Lesson 1: After you cross a certain skill threshold, your abilities won’t help you.

To debunk the myth of the “self-made man”, which might be the most popular myth of our time, Gladwell first looked at how much your skills really influence where you end up in life.

Of course practice matters, and so do genetic predispositions in sports, but their influence is limited. As it turns out, once you cross a certain threshold with your skills and abilities, any extra won’t do you much good.

For example, since the 1980s, the average height of an NBA basketball player has been 6′ 7″. Even if you grow to be 7′ tall, those additional inches won’t give you a huge advantage over other players.

Gladwell also looked at law school students and their performance. Some law schools lower their admission requirements for racial minorities, and even though these students tend to perform worse than their non-minority peers both before and in law school, this gap completely disappears once they graduate.

They make the same valuable contributions, get paid just as much and receive as many honors as their peers. Why?

Because once you’ve reached a certain level of legal expertise, other factors start to take over and influence your career, like social skills, how good your network is, and even catching a lucky break.

Lesson 2: Being born in the wrong month can put you at a disadvantage.

Remember when you saw an 8th grader in high school date a 10th grader? You were probably shocked! “He’s 2 years older than her, that’s insane!” – I still remember the comments, it was a huge deal in our school.

However, when you’re 40 and take your wife to dinner with the neighbors, nobody would be surprised to hear she’s 38, 42, or even several more years older or younger than you.

That’s because relative age matters, especially when you’re young. How old you are compared to your peers can give you a huge advantage or disadvantage, for example in sports.

Gladwell found out that most professional Canadian hockey players, who end up in the NHL, are born in the first half of the year. In fact, twice as many have birthdays in the first quarter as in the last.

That’s because the annual cutoff date for youth teams is January 1st, meaning kids born in December have to compete with their friends who are almost a year older than they are. When you’re 8 years old, you stand no chance against a 9 year old in terms of strength and speed – the difference is huge when a year makes up 12.5% of your entire life.

Think through your own life, this happens all the time.
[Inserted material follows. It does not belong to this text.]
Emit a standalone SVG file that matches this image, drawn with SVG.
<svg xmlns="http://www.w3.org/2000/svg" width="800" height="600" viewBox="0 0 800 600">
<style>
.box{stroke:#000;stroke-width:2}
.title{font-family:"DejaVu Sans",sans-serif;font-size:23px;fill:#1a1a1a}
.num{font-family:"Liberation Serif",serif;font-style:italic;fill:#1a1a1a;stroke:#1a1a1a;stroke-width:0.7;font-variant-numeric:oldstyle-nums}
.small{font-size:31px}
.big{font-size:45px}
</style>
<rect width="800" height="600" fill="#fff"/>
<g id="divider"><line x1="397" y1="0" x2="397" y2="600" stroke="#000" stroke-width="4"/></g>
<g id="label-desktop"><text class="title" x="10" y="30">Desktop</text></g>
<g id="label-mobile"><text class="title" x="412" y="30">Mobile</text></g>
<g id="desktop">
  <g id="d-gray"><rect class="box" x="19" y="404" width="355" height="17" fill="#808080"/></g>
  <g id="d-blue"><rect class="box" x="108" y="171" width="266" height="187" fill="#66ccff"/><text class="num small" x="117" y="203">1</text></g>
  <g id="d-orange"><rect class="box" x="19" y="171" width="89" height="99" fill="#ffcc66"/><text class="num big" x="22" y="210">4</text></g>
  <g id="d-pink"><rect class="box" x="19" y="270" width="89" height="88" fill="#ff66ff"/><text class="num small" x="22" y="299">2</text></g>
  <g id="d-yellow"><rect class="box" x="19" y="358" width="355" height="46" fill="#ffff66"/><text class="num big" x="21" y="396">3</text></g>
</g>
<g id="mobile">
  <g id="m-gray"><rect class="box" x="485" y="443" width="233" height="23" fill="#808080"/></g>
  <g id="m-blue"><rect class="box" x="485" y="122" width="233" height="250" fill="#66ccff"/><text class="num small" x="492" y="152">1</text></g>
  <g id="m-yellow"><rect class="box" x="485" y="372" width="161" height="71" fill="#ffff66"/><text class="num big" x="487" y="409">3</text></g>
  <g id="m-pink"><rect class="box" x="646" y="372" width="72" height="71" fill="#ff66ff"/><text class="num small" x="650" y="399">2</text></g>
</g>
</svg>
I remember being born early in 1991 always sucked in school, because 1990 was often the cutoff year for sports teams, due to the way the German school year is set.
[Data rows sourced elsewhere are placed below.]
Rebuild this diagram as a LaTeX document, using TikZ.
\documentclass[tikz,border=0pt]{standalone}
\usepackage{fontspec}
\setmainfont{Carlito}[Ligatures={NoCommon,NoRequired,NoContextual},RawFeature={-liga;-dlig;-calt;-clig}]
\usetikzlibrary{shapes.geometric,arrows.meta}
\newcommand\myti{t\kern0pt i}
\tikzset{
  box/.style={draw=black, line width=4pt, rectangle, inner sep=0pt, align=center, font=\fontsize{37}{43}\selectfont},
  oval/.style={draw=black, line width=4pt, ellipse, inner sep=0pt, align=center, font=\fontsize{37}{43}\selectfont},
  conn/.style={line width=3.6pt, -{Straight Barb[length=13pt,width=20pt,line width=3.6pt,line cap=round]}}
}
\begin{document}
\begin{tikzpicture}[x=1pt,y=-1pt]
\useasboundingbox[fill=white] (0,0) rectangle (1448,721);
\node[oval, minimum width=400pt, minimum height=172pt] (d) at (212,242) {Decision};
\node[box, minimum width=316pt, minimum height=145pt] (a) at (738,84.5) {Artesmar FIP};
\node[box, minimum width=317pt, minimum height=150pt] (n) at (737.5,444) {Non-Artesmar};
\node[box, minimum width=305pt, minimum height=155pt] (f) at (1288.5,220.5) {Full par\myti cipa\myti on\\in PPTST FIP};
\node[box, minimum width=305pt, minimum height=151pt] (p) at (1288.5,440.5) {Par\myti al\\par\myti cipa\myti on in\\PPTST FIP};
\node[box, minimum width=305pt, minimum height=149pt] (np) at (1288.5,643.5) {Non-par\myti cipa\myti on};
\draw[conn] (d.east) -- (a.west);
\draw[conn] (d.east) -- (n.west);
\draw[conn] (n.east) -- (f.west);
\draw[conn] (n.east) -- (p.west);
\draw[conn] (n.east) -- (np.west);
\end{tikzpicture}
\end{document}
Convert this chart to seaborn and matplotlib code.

Lesson 3: Asians are good at math, because where you come from matters.

If you think age is bad, try imagining being born somewhere entirely different. Warren Buffett always says he’s been lucky to have been born into the United States at the time he was, because a few thousand years ago, with his kinds of genes, he’d have been some animal’s lunch.
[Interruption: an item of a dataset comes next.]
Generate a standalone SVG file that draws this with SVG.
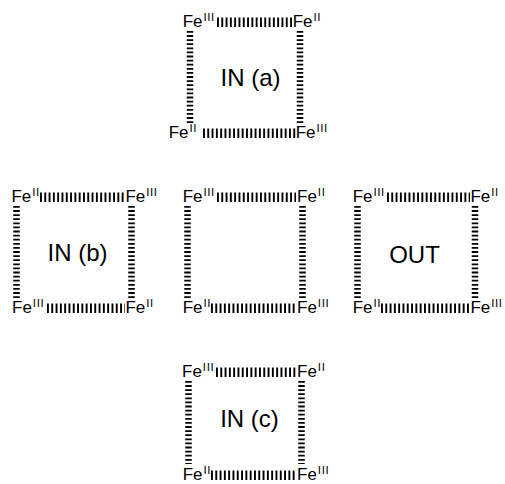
<svg xmlns="http://www.w3.org/2000/svg" width="505" height="484" viewBox="0 0 505 484">
  <style>
    .fe { font-family: "Liberation Sans", Arial, sans-serif; font-size: 17px; fill: #000; }
    .sup { font-size: 11.5px; letter-spacing: 0.6px; }
    .lbl { font-family: "Liberation Sans", Arial, sans-serif; font-size: 24px; fill: #000; text-anchor: middle; }
    .hb { stroke: #000; stroke-width: 9.5; stroke-dasharray: 1.9 2.4; fill: none; }
    .vb { stroke: #000; stroke-width: 6.5; stroke-dasharray: 1.8 2.3; fill: none; }
  </style>
  <rect width="505" height="484" fill="#fff"/>

  <!-- dashed Fe...Fe bonds -->
  <g id="connectors">
    <!-- square a -->
    <line class="hb" x1="217" y1="22.3" x2="294" y2="22.3"/>
    <line class="hb" x1="203" y1="133.3" x2="296" y2="133.3"/>
    <line class="vb" x1="190" y1="31" x2="190" y2="123"/>
    <line class="vb" x1="300" y1="31" x2="300" y2="123"/>
    <!-- square b -->
    <line class="hb" x1="40" y1="197.3" x2="125" y2="197.3"/>
    <line class="hb" x1="47" y1="308.3" x2="125" y2="308.3"/>
    <line class="vb" x1="16.5" y1="206" x2="16.5" y2="298"/>
    <line class="vb" x1="131.5" y1="206" x2="131.5" y2="298"/>
    <!-- middle square -->
    <line class="hb" x1="217" y1="197.3" x2="296" y2="197.3"/>
    <line class="hb" x1="211" y1="308.3" x2="296" y2="308.3"/>
    <line class="vb" x1="187.5" y1="206" x2="187.5" y2="298"/>
    <line class="vb" x1="302.5" y1="206" x2="302.5" y2="298"/>
    <!-- out square -->
    <line class="hb" x1="387" y1="197.3" x2="470" y2="197.3"/>
    <line class="hb" x1="381" y1="308.3" x2="470" y2="308.3"/>
    <line class="vb" x1="357.5" y1="206" x2="357.5" y2="298"/>
    <line class="vb" x1="475" y1="206" x2="475" y2="298"/>
    <!-- square c -->
    <line class="hb" x1="216" y1="372.3" x2="296" y2="372.3"/>
    <line class="hb" x1="211" y1="475.3" x2="296" y2="475.3"/>
    <line class="vb" x1="188.5" y1="381" x2="188.5" y2="464"/>
    <line class="vb" x1="301.5" y1="381" x2="301.5" y2="464"/>
  </g>

  <g id="square-a">
    <text class="fe" x="182.7" y="27">Fe<tspan class="sup" dx="1" dy="-6">III</tspan></text>
    <text class="fe" x="292.7" y="27">Fe<tspan class="sup" dx="1" dy="-6">II</tspan></text>
    <text class="fe" x="168.7" y="138">Fe<tspan class="sup" dx="1" dy="-6">II</tspan></text>
    <text class="fe" x="295.7" y="138">Fe<tspan class="sup" dx="1" dy="-6">III</tspan></text>
    <text class="lbl" x="250.5" y="86">IN (a)</text>
  </g>

  <g id="square-b">
    <text class="fe" x="11.4" y="202">Fe<tspan class="sup" dx="1" dy="-6">II</tspan></text>
    <text class="fe" x="125.4" y="202">Fe<tspan class="sup" dx="1" dy="-6">III</tspan></text>
    <text class="fe" x="12" y="313">Fe<tspan class="sup" dx="1" dy="-6">III</tspan></text>
    <text class="fe" x="125.4" y="313">Fe<tspan class="sup" dx="1" dy="-6">II</tspan></text>
    <text class="lbl" x="77.5" y="261">IN (b)</text>
  </g>

  <g id="square-middle">
    <text class="fe" x="182.7" y="202">Fe<tspan class="sup" dx="1" dy="-6">III</tspan></text>
    <text class="fe" x="297" y="202">Fe<tspan class="sup" dx="1" dy="-6">II</tspan></text>
    <text class="fe" x="182.7" y="313">Fe<tspan class="sup" dx="1" dy="-6">II</tspan></text>
    <text class="fe" x="297" y="313">Fe<tspan class="sup" dx="1" dy="-6">III</tspan></text>
  </g>

  <g id="square-out">
    <text class="fe" x="352.7" y="202">Fe<tspan class="sup" dx="1" dy="-6">III</tspan></text>
    <text class="fe" x="470.4" y="202">Fe<tspan class="sup" dx="1" dy="-6">II</tspan></text>
    <text class="fe" x="352.7" y="313">Fe<tspan class="sup" dx="1" dy="-6">II</tspan></text>
    <text class="fe" x="470.4" y="313">Fe<tspan class="sup" dx="1" dy="-6">III</tspan></text>
    <text class="lbl" x="414.5" y="263">OUT</text>
  </g>

  <g id="square-c">
    <text class="fe" x="182" y="377">Fe<tspan class="sup" dx="1" dy="-6">III</tspan></text>
    <text class="fe" x="297" y="377">Fe<tspan class="sup" dx="1" dy="-6">II</tspan></text>
    <text class="fe" x="182.7" y="480">Fe<tspan class="sup" dx="1" dy="-6">II</tspan></text>
    <text class="fe" x="297" y="480">Fe<tspan class="sup" dx="1" dy="-6">III</tspan></text>
    <text class="lbl" x="249.5" y="427">IN (c)</text>
  </g>
</svg>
For example, Gladwell says there’s a reason for the stereotype that “Asians are good at math.” Several factors actually are in favor of Asians becoming relatively good at it.

First, Asian languages are set up so that children learn to add numbers simultaneously with learning to count. Second, hundreds of years of building a traditional culture around farming rice has instilled a great sense of discipline into Asian culture.

Unlike farming wheat or corn, farming rice is hard. It needs a lot more precision, control, coordination and patience. Rice farmers could also reap the full rewards of their work, whereas European farmers were often robbed of a big part of their harvest by greedy landlords and nobility, leaving them far less motivated to do their best.

Just like rice farming, math is hard. You have to stick with problems and let the gears in your brain crunch until you work it out. Europeans often give up a lot faster on hard math questions than their Asian peers, because neither math nor discipline are a part of their cultural legacy.

So yes, where you’re born matters.

My personal take-aways

I loved The Tipping Point, and I expected this book to be just as awesome. I’m really glad it did, it feels refreshing to hear some counter-arguments to the self-made man for a change! This is getting long, so I don’t want to keep you from learning more, check out this brilliant book!